CFA level I / Equity Investments: Market Organization, Market Indices, and Market Efficiency / Security Market Indices / Rebalancing and reconstitution of an index

Index management: Rebalancing and reconstitution

Rebalancing is the practice of adjusting the weight of securities in an index according to the methodology used in making the index. The change in the price of securities necessitates rebalancing and it leads to turnover (buying/selling) of securities. Rebalancing of price and market capitalization-weighted indices happens automatically and hence is not a concern.

Reconstitution is the practice of adding or deleting securities from an index based on whether the securities are meeting the index criteria or not. It is a part of rebalancing exercise. It is required to reflect the changes in securities value (driven by merger and acquisition, bankruptcy, delisting etc) or change in subjective view of the selection committee. The frequency of reconstitution can be different. Investment managers use many of these indices as benchmarks. Hence, addition or deletion of securities in indices can lead to significant up or down move in the security prices (investors will look to add or drop the security from their portfolio as well).

Check your concepts:

(46.6) Which of the following weighted indices is most likely to be rebalanced every period?

(a) Market capitalized weighted index
(b) Equal-weighted index
(c) Price-weighted index

(46.7) If a high-priced security is replaced with a low priced security in a price-weighted index then what will be the most likely impact on the value of the index?

(a) Increase
(b) Decrease
(c) No change

(46.8) On replacing a low priced security with a high priced security, the weight of all other securities in the index increases. The index is least likely to be a(n):

(a) Equally-weighted index
(b) Price-weighted index
(c) Market-capitalized weighted index

Solutions:

(46.6) Correct Answer is B: Equal-weighted index needs rebalancing every period with unequal changes in the security prices. The market capitalized weighted indices and price-weighted indices get rebalanced automatically with the change in the prices.

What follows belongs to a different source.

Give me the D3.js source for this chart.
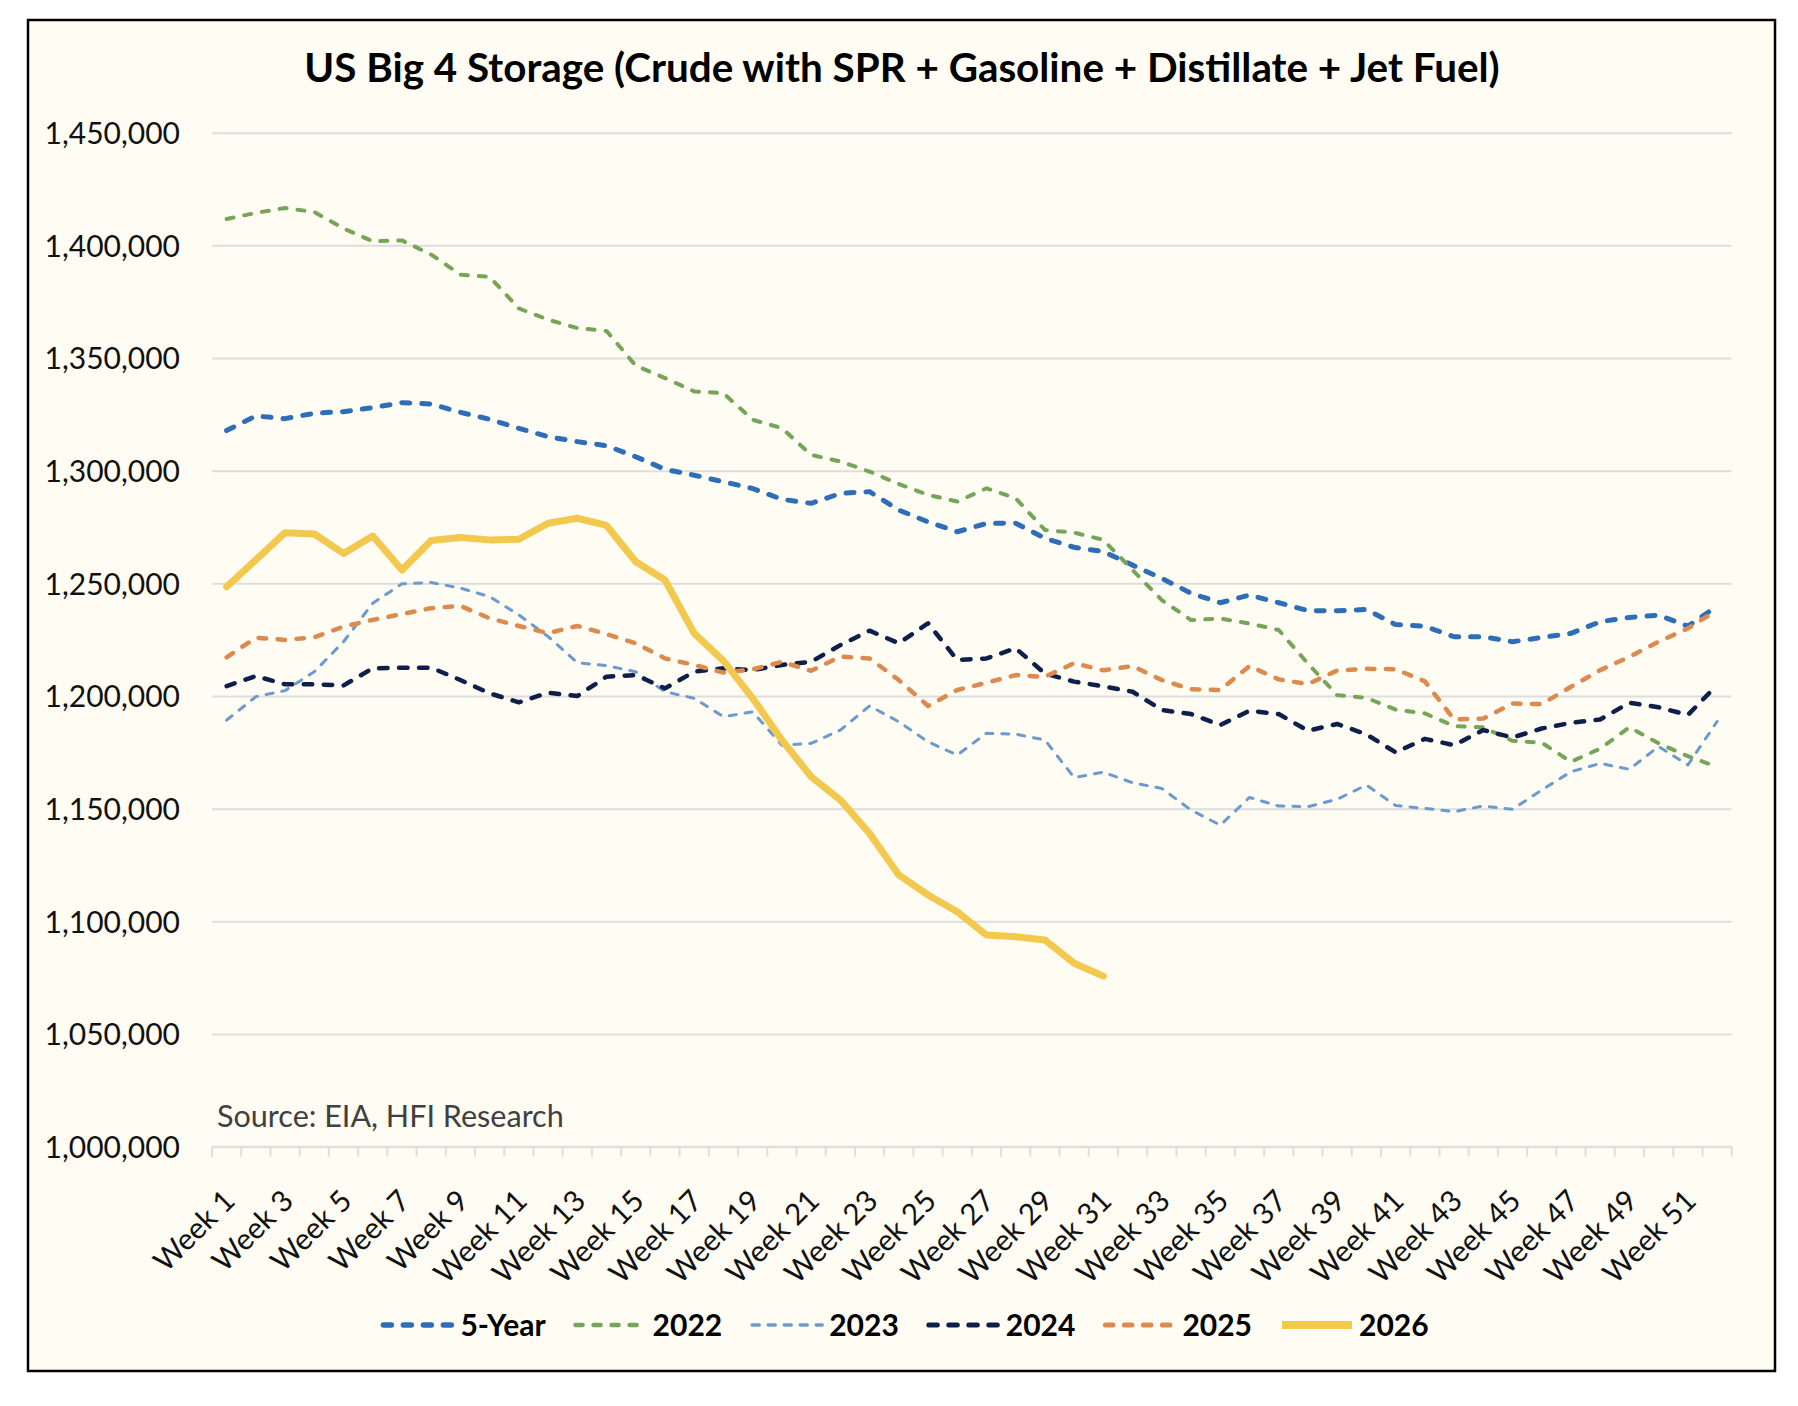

(46.7) Correct Answer is C: When a security is replaced with another security then the value of the divisor is changed so that the index value remains the same. The index value would change only in the next period depending on the performance of the constituent securities.

(46.8) Correct Answer is B: On replacing the low priced security with a high priced security, the weight of the other constituent securities should decrease in the price-weighted index.

Exam Alert: Rebalancing is an important topic in this chapter. Candidates must always remember that no rebalancing is required for market capitalized weighted index and price-weighted index due to the change in the prices of the constituent securities. However, the rebalancing is required in all types of indices if the securities are getting replaced.